Asked if there were rows in the security services about the dossier, Scarlett swallowed visibly and snapped “No.”
James Dingemans, senior counsel for the inquiry, tried to persist: “Were there any rows between . . .” Scarlett cut him off mid-question. “No,” he snapped again.
“Er, I had better finish the question,” said Mr Dingemans. “Between you and Mr Campbell?” “No,” came the inevitable reply.
Scarlett sat with his arms folded on the witness box. Every now and then he clenched and unclenched his fists. He was mild-mannered. He was dignified. But there were hints of control freakery.
“As long as I was in charge I was happy,” he said. “I was completely in control of this process.”
He was not a man to be intimidated.

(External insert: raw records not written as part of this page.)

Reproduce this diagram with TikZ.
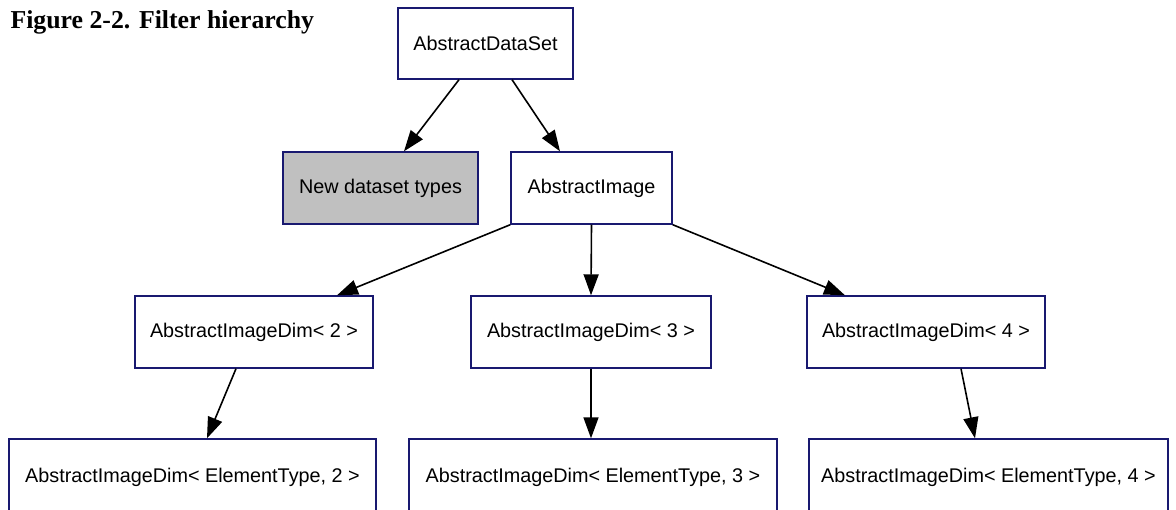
\documentclass[tikz,border=0pt]{standalone}
\usepackage{fontspec}
\setmainfont{Liberation Sans}
\newfontfamily\titlefont{Liberation Serif}
\usetikzlibrary{arrows.meta,calc}
\definecolor{edgeblue}{HTML}{191970}
\definecolor{boxgray}{HTML}{C0C0C0}
\begin{document}
\begin{tikzpicture}[x=1pt,y=-1pt,
  box/.style={draw=edgeblue, line width=1.4pt, fill=white, rectangle, inner sep=0pt,
    font=\fontsize{19.8}{23}\selectfont, text=black},
  grayfill/.style={fill=boxgray},
  link/.style={draw=black, line width=1.6pt, -{Triangle[length=21pt,width=15pt]}}
]
\useasboundingbox (0,0) rectangle (1176,510);
\node[anchor=base west, font=\titlefont\bfseries\fontsize{25.8}{30}\selectfont] (title) at (7,29) {Figure 2-2. Filter hierarchy};

\node[box, minimum width=175pt, minimum height=71pt] (ads) at (485.5,43.5) {AbstractDataSet};
\node[box, grayfill, minimum width=195pt, minimum height=72pt] (new) at (380.5,188) {New dataset types};
\node[box, minimum width=161pt, minimum height=72pt] (ai) at (591.5,188) {AbstractImage};
\node[box, minimum width=238pt, minimum height=72pt] (d2) at (254,332) {AbstractImageDim< 2 >};
\node[box, minimum width=240pt, minimum height=72pt] (d3) at (591,332) {AbstractImageDim< 3 >};
\node[box, minimum width=238pt, minimum height=72pt] (d4) at (926,332) {AbstractImageDim< 4 >};
\node[box, minimum width=367pt, minimum height=76pt] (e2) at (192.5,477) {AbstractImageDim< ElementType, 2 >};
\node[box, minimum width=368pt, minimum height=76pt] (e3) at (593,477) {AbstractImageDim< ElementType, 3 >};
\node[box, minimum width=359pt, minimum height=76pt] (e4) at (988.5,477) {AbstractImageDim< ElementType, 4 >};

\draw[link] ([xshift=-26.5pt]ads.south) -- ([xshift=23.5pt]new.north);
\draw[link] ([xshift=26.5pt]ads.south) -- ([xshift=-31.5pt]ai.north);
\draw[link] (ai.south west) -- ([xshift=83pt]d2.north);
\draw[link] (ai.south) -- (d3.north);
\draw[link] (ai.south east) -- ([xshift=-81pt]d4.north);
\draw[link] ([xshift=-18pt]d2.south) -- ([xshift=14.5pt]e2.north);
\draw[link] (d3.south) -- ([xshift=-2pt]e3.north);
\draw[link] ([xshift=35pt]d4.south) -- ([xshift=-13.5pt]e4.north);
\end{tikzpicture}
\end{document}
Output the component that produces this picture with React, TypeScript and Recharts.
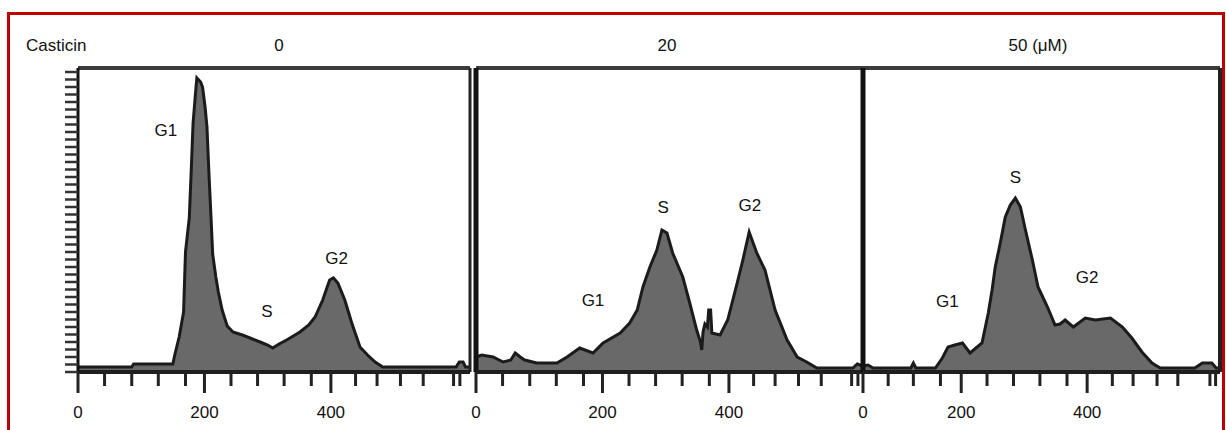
import React from "react";
import { AreaChart, Area, XAxis, YAxis, ReferenceLine, ReferenceDot } from "recharts";

// DNA content histograms, one per casticin dose
const doseLabels = ["0", "20", "50 (μM)"];

const ctrlChannel = [0, 85, 88, 150, 153, 160, 167, 170, 176, 179, 182, 186, 188, 194, 197, 201, 204, 207, 210, 213, 218, 222, 228, 236, 245, 260, 272, 288, 300, 308, 318, 330, 351, 365, 375, 387, 398, 404, 411, 422, 433, 446, 458, 470, 482, 598, 603, 609, 613, 620];
const ctrlCount = [5, 5, 8, 8, 17, 35, 60, 120, 154, 200, 249, 280, 294, 290, 285, 265, 245, 200, 160, 118, 95, 80, 62, 46, 40, 37, 34, 30, 27, 24, 28, 32, 40, 47, 55, 72, 92, 94, 89, 72, 49, 25, 17, 10, 5, 5, 10, 10, 5, 5];

const mid20Channel = [0, 9, 27, 43, 55, 62, 70, 77, 96, 128, 144, 164, 185, 201, 228, 243, 255, 264, 275, 286, 294, 302, 311, 327, 338, 349, 355, 357, 359, 362, 366, 368, 371, 373, 386, 398, 413, 422, 432, 444, 457, 473, 492, 508, 523, 539, 596, 603, 612];
const mid20Count = [15, 17, 15, 10, 12, 19, 15, 12, 9, 9, 15, 24, 19, 29, 39, 49, 62, 85, 105, 122, 142, 139, 119, 95, 69, 42, 30, 22, 40, 48, 45, 62, 62, 39, 37, 52, 89, 112, 140, 119, 102, 62, 32, 15, 10, 4, 4, 8, 6];

const high50Channel = [44, 52, 60, 120, 124, 128, 159, 170, 179, 190, 202, 214, 233, 243, 249, 254, 262, 270, 278, 286, 294, 302, 313, 322, 337, 349, 357, 365, 378, 397, 413, 437, 456, 471, 487, 503, 516, 571, 583, 598, 605, 611];
const high50Count = [6, 7, 4, 4, 9, 4, 4, 14, 25, 27, 29, 19, 29, 59, 82, 105, 129, 155, 167, 174, 165, 142, 112, 85, 65, 47, 48, 52, 45, 54, 52, 54, 45, 34, 20, 9, 4, 4, 9, 9, 4, 4];

const minorTicks = [0, 42, 85, 127, 170, 200, 242, 284, 326, 369, 400, 439, 473, 510, 546, 594, 604];
const minorTicks50 = [44, 84, 124, 167, 200, 241, 283, 325, 368, 400, 440, 473, 511, 544, 595, 604];
const tickLabels = ["0", "200", "400"];

const phaseNames = ["G1", "S", "G2"];
const ctrlPhasePos = [[139, 242], [299, 61], [409, 114]];
const mid20PhasePos = [[185, 72], [296, 165], [433, 167]];
const high50PhasePos = [[178, 71], [286, 195], [400, 95]];

const countTicks = Array.from({ length: 41 }, (_, i) => i * 7.5);

const toRows = (ch: number[], ct: number[]) => ch.map((c, i) => ({ channel: c, count: ct[i] }));

const SIDE = 12;

const panels = [
  { rows: toRows(ctrlChannel, ctrlCount), domain: [0, 620], ticks: minorTicks, majors: [0, 200, 400], phases: ctrlPhasePos, plotX: 78, plotW: 392, comb: true },
  { rows: toRows(mid20Channel, mid20Count), domain: [0, 612], ticks: minorTicks, majors: [0, 200, 400], phases: mid20PhasePos, plotX: 476, plotW: 387, comb: false },
  { rows: toRows(high50Channel, high50Count), domain: [44, 611], ticks: minorTicks50, majors: [44, 200, 400], phases: high50PhasePos, plotX: 863, plotW: 357, comb: false, rightEdge: true },
];

function ChannelTick(props: any) {
  const { x, y, payload, majors } = props;
  const idx = majors.indexOf(payload.value);
  return (
    <g>
      <line x1={x} x2={x} y1={y} y2={y + (idx >= 0 ? 21 : 14)} stroke="#222" strokeWidth={3} />
      {idx >= 0 && (
        <text x={x} y={y + 46} textAnchor="middle" fontSize={17} fill="#111">
          {tickLabels[idx]}
        </text>
      )}
    </g>
  );
}

function Panel({ p }: { p: any }) {
  const yW = p.comb ? 15 : 0;
  const [x0, x1] = p.domain;
  return (
    <div style={{ position: "absolute", left: p.plotX - yW - SIDE, top: 64 }}>
      <AreaChart
        width={SIDE + yW + p.plotW + SIDE}
        height={4 + 304 + 50}
        data={p.rows}
        margin={{ top: 4, right: SIDE, left: SIDE, bottom: 0 }}
      >
        <XAxis
          dataKey="channel"
          type="number"
          domain={p.domain}
          ticks={p.ticks}
          interval={0}
          height={50}
          tickSize={0}
          tickMargin={0}
          axisLine={{ stroke: "#1e1e1e", strokeWidth: 4 }}
          tickLine={false}
          tick={(tp: any) => <ChannelTick {...tp} majors={p.majors} />}
        />
        {p.comb ? (
          <YAxis
            domain={[0, 304]}
            ticks={countTicks}
            width={15}
            tickSize={13}
            interval={0}
            axisLine={{ stroke: "#111", strokeWidth: 3 }}
            tickLine={{ stroke: "#333", strokeWidth: 2.5 }}
            tickFormatter={() => ""}
          />
        ) : (
          <YAxis domain={[0, 304]} hide />
        )}
        <Area
          type="linear"
          dataKey="count"
          stroke="#1b1b1b"
          strokeWidth={3}
          fill="#696969"
          fillOpacity={1}
          isAnimationActive={false}
          dot={false}
          activeDot={false}
        />
        <ReferenceLine y={304} stroke="#3c3c3c" strokeWidth={4} />
        {!p.comb && <ReferenceLine x={x0} stroke="#111" strokeWidth={5} />}
        {p.comb && <ReferenceLine x={x1} stroke="#222" strokeWidth={3} />}
        {p.rightEdge && <ReferenceLine x={x1} stroke="#222" strokeWidth={4} />}
        {p.phases.map((pos: number[], i: number) => (
          <ReferenceDot
            key={phaseNames[i]}
            x={pos[0]}
            y={pos[1]}
            r={0}
            stroke="none"
            fill="none"
            label={{ value: phaseNames[i], position: "center", fontSize: 17, fill: "#111" }}
          />
        ))}
      </AreaChart>
    </div>
  );
}

export default function App() {
  return (
    <div
      style={{
        position: "fixed",
        left: 0,
        top: 0,
        width: 1226,
        height: 430,
        background: "#fff",
        overflow: "hidden",
        fontFamily: "'Liberation Sans', Arial, sans-serif",
      }}
    >
      {panels.map((p, i) => (
        <Panel key={i} p={p} />
      ))}
      <svg width={1226} height={430} style={{ position: "absolute", left: 0, top: 0, pointerEvents: "none" }}>
        <text x={26} y={51} fontSize={17} fill="#111">Casticin</text>
        <text x={279} y={51} fontSize={17} fill="#111" textAnchor="middle">{doseLabels[0]}</text>
        <text x={667} y={51} fontSize={17} fill="#111" textAnchor="middle">{doseLabels[1]}</text>
        <text x={1038} y={51} fontSize={17} fill="#111" textAnchor="middle">{doseLabels[2]}</text>
      </svg>
      <div
        style={{
          position: "absolute",
          left: 7,
          top: 12,
          width: 1212,
          height: 430,
          borderLeft: "3px solid #c00000",
          borderTop: "3px solid #c00000",
          borderRight: "3px solid #c00000",
        }}
      />
    </div>
  );
}
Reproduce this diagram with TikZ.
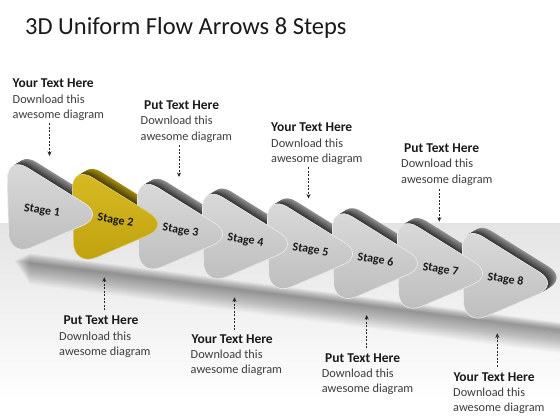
\documentclass[tikz,border=0pt]{standalone}
\usepackage{fontspec}
\setmainfont{Carlito}
\usetikzlibrary{arrows.meta}
\definecolor{facetop}{RGB}{220,220,220}
\definecolor{facebot}{RGB}{188,188,188}
\definecolor{ytop}{RGB}{216,188,36}
\definecolor{ybot}{RGB}{190,160,14}
\definecolor{ybase}{RGB}{200,170,20}
\definecolor{floortop}{RGB}{228,228,228}
\definecolor{floormid}{RGB}{240,240,240}
\definecolor{headcol}{RGB}{26,26,26}
\definecolor{bodycol}{RGB}{62,62,62}
\definecolor{rimcol}{RGB}{236,236,236}
\tikzset{
  headtext/.style={anchor=base west, inner sep=0pt, text=headcol, font=\fontsize{13.5}{16}\selectfont\bfseries},
  bodytext/.style={anchor=base west, inner sep=0pt, text=bodycol, font=\fontsize{12.3}{15}\selectfont},
  stagelabel/.style={inner sep=0pt, text=headcol, font=\fontsize{12}{14}\selectfont\bfseries, rotate=-9},
  callarrow/.style={draw=black!85, line width=0.8pt, dash pattern=on 2pt off 1.5pt, -{Stealth[length=4.5pt,width=4pt]}},
  titletext/.style={anchor=base west, inner sep=0pt, text=headcol, font=\fontsize{24.5}{28}\selectfont},
}
\newcommand\stageshp[1]{\path[#1] (-2,43) -- (-3,-8) -- (95,53) -- (-1,94) -- cycle;}
\begin{document}
\begin{tikzpicture}[x=1pt,y=-1pt]
\useasboundingbox (0,0) rectangle (560,420);
\fill[white] (0,0) rectangle (560,420);
\shade[top color=floortop, middle color=floormid, bottom color=white] (0,223) rectangle (560,405);
% floor shadow (soft)
\foreach \w in {1,...,26}{
  \fill[black, opacity=0.016] ({14+0.6*\w},{261-0.3*\w}) -- (560,{330-0.3*\w}) -- (560,{330+0.9*\w}) -- ({14+0.6*\w},{261+0.9*\w}) -- cycle;
}
% depths
\foreach \k in {8,...,1}{
  \pgfmathsetmacro\tx{10+65*(\k-1)}
  \pgfmathsetmacro\ty{163+9.83*(\k-1)}
  \begin{scope}[shift={(\tx,\ty)}]
    \foreach \i in {10,...,1}{
      \pgfmathtruncatemacro\g{84-4*\i}
      \pgfmathtruncatemacro\yy{32+5*\i}
      \ifnum\k=2 \def\dc{ybase!\yy!black}\else\def\dc{black!\g}\fi
      \stageshp{fill=\dc, rounded corners=24, shift={(0.9*\i,-0.55*\i)}}
    }
  \end{scope}
}
% faces
\foreach \k in {8,...,1}{
  \pgfmathsetmacro\tx{10+65*(\k-1)}
  \pgfmathsetmacro\ty{163+9.83*(\k-1)}
  \begin{scope}[shift={(\tx,\ty)}]
    \ifnum\k=2
      \stageshp{shade, top color=ytop, bottom color=ybot, draw=ybase!60!white, line width=0.6pt, rounded corners=24}
    \else
      \stageshp{shade, top color=facetop, bottom color=facebot, draw=rimcol, line width=0.6pt, rounded corners=24}
    \fi
  \end{scope}
}
% stage labels
\node[stagelabel] (s1) at (42,211) {Stage 1};
\node[stagelabel] (s2) at (115.5,220.8) {Stage 2};
\node[stagelabel] (s3) at (180.5,230.7) {Stage 3};
\node[stagelabel] (s4) at (245.5,240.5) {Stage 4};
\node[stagelabel] (s5) at (310.5,250.3) {Stage 5};
\node[stagelabel] (s6) at (375.5,260.2) {Stage 6};
\node[stagelabel] (s7) at (440.5,270) {Stage 7};
\node[stagelabel] (s8) at (505.5,279.8) {Stage 8};
% title
\node[titletext] (title) at (25,34.3) {3D Uniform Flow Arrows 8 Steps};
% top callouts
\node[headtext] (h1) at (12.5,88) {Your Text Here};
\node[bodytext] (b1a) at (12.5,103) {Download this};
\node[bodytext] (b1b) at (12.5,118) {awesome diagram};
\coordinate (a1s) at (49.5,123);
\coordinate (a1e) at (49.5,156);
\draw[callarrow] (a1s) -- (a1e);

\node[headtext] (h2) at (144,110) {Put Text Here};
\node[bodytext] (b2a) at (140.5,124.5) {Download this};
\node[bodytext] (b2b) at (140.5,140) {awesome diagram};
\coordinate (a2s) at (179,145);
\coordinate (a2e) at (179,177);
\draw[callarrow] (a2s) -- (a2e);

\node[headtext] (h3) at (271,131.5) {Your Text Here};
\node[bodytext] (b3a) at (271,147) {Download this};
\node[bodytext] (b3b) at (271,162.5) {awesome diagram};
\coordinate (a3s) at (308.5,167);
\coordinate (a3e) at (308.5,198.5);
\draw[callarrow] (a3s) -- (a3e);

\node[headtext] (h4) at (404,152.5) {Put Text Here};
\node[bodytext] (b4a) at (401,167.5) {Download this};
\node[bodytext] (b4b) at (401,183) {awesome diagram};
\coordinate (a4s) at (439.3,189);
\coordinate (a4e) at (439.3,221.7);
\draw[callarrow] (a4s) -- (a4e);
% bottom callouts
\coordinate (a5s) at (104.3,310);
\coordinate (a5e) at (104.3,277.3);
\draw[callarrow] (a5s) -- (a5e);
\node[headtext] (h5) at (63.3,324) {Put Text Here};
\node[bodytext] (b5a) at (59,340.5) {Download this};
\node[bodytext] (b5b) at (59,355.5) {awesome diagram};

\coordinate (a6s) at (234.5,330);
\coordinate (a6e) at (234.5,297.3);
\draw[callarrow] (a6s) -- (a6e);
\node[headtext] (h6) at (191.5,343) {Your Text Here};
\node[bodytext] (b6a) at (190.5,358.5) {Download this};
\node[bodytext] (b6b) at (190.5,373.5) {awesome diagram};

\coordinate (a7s) at (366.7,348);
\coordinate (a7e) at (366.7,315);
\draw[callarrow] (a7s) -- (a7e);
\node[headtext] (h7) at (325,362.3) {Put Text Here};
\node[bodytext] (b7a) at (321.7,377.3) {Download this};
\node[bodytext] (b7b) at (321.7,392) {awesome diagram};

\coordinate (a8s) at (497.3,366.7);
\coordinate (a8e) at (497.3,333.3);
\draw[callarrow] (a8s) -- (a8e);
\node[headtext] (h8) at (453.3,381) {Your Text Here};
\node[bodytext] (b8a) at (453,396) {Download this};
\node[bodytext] (b8b) at (453,411) {awesome diagram};
\end{tikzpicture}
\end{document}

He revealed that Alastair Campbell asked him to make a statement on the Kelly affair: “I said I would not do that.”
By my count he dispatched six rivals during his evidence with this quiet, thumb-to-the-neck routine.
Asked about the Today programme report, he destroyed the reporter Andrew Gilligan, saying: “I knew instantly that it was completely untrue and there was no one in a better position than me to know that.”
He dispatched the Foreign Affairs Select Committee and its judgement that the dossier had been more strongly worded than it should have been. “No it was not. I do not agree.”
He dispatched Andrew Mackinlay, the MP for Thurrock, thus: “It is always unwise to claim that one has all sorts of rational thoughts in retrospect which one did not have at the time.”
He dispatched Mr Campbell with a wry aside: As Mr Dingemans remarked that the communications chief was not an expert on intelligence, the spy cut in with a rather unnecessary: “No he is not.”
Finally, he dispatched Mr Dingemans, cutting in on his closing question with: “I don’t think that is a fair representation of what happened at all.”
Moments later he was excused from the witness box. He shuffled quietly away.
Real spies are neither shaken nor stirred.